VLSI placement is the step in physical design in which the physical locations of the components of a circuit are determined while optimizing some objective or a set of objectives. Minimizing total estimated wire length is the most common placement objective in academic research. Placement is an NP-hard problem, but many heuristics exist for solving it, for example, a total of 9 academic placers competed in ISPD2005 [1] and ISPD2006 [2] placement competitions.

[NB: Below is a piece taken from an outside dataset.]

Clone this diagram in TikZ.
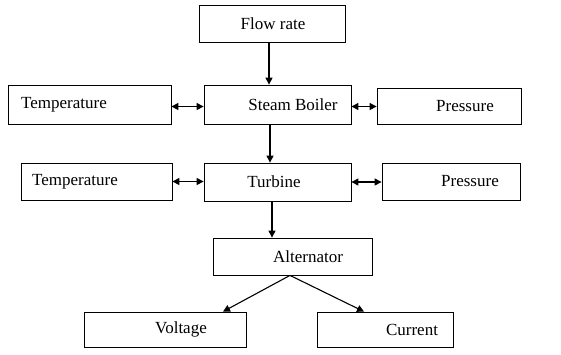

Figure 1. Typical physical design flow chart
The placement stage can involve several steps such as: global placement which roughly decides the positions of the circuit components, or "cells", legalization which removes all cell overlaps, and detailed placement which further improves the total wire length. Due to advances in deep sub-micron (DSM) technology, current state-of-the-art placers have to be able to handle increasingly complex VLSI circuits. One of the successful solutions to this problem has been the application of clustering algorithms in placement so that it can be performed in a hierarchical manner. As an example, most placers in ISPD2005 and ISPD2006 placement competitions used clustering in part of their program to improve final placement solutions and speedup the overall runtime.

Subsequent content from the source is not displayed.